Ms Cameron said Britain was increasingly becoming more open to baby-led weaning, with its Health Department including some hand-held foods in the latest infant-feeding recommendations.

The trend took off in 2003 when British former midwife Jill Rapley published a book on it.

Ms Cameron is recruiting 300 mothers with young babies for a larger study to address the scarcity of information worldwide on the best way to practise baby-led weaning.


Wellington mum Kirsten Macdonald decided to let her 10-month-old daughter Ella feed herself even though her Plunket nurse "strongly discouraged" it.

"They felt that, because she was small, she needed to start solids at 5 months and she needed to have pureed food to bulk up a bit."

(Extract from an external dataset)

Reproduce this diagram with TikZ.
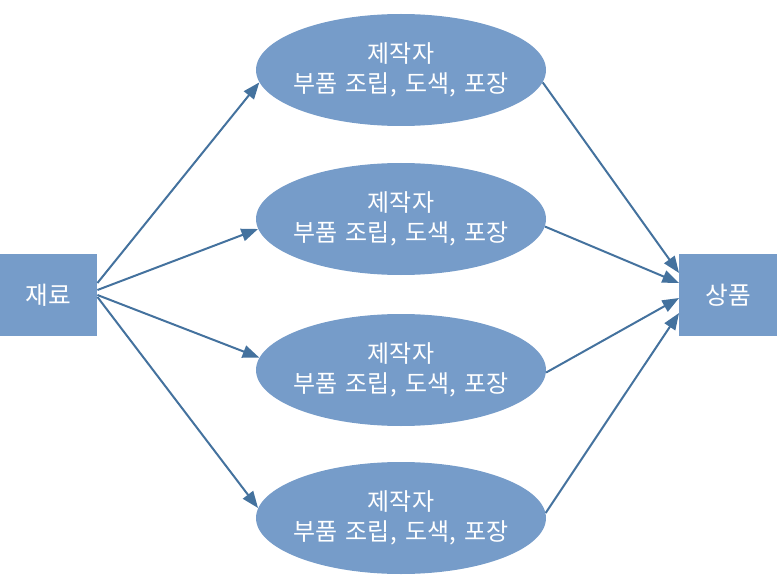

Mrs Macdonald ignored the advice and says: "When I went back to Plunket a few months later, they were very pleased with her weight gain and it was all fine."

Ella is spoon-fed foods such as porridge and yoghurt, but everything else she eats with her hands during meal-times with her parents. "We eat and she eats. She doesn't have a special meal first by herself and then watch us eat or go to bed."

She says many of her friends use baby-led weaning or some form of it.

"I don't know if it's right or wrong, or bad or good, but it seems to work. I did like that it would build up her motor skills and hand-eye co-ordination."

Mrs Macdonald also likes the theory that babies eat what they need, instead of being forced to eat spoonfuls of mush. There is a downside, though.

"It's messy . . . if she doesn't want to eat what she's been given, she picks it up and throws it off the table."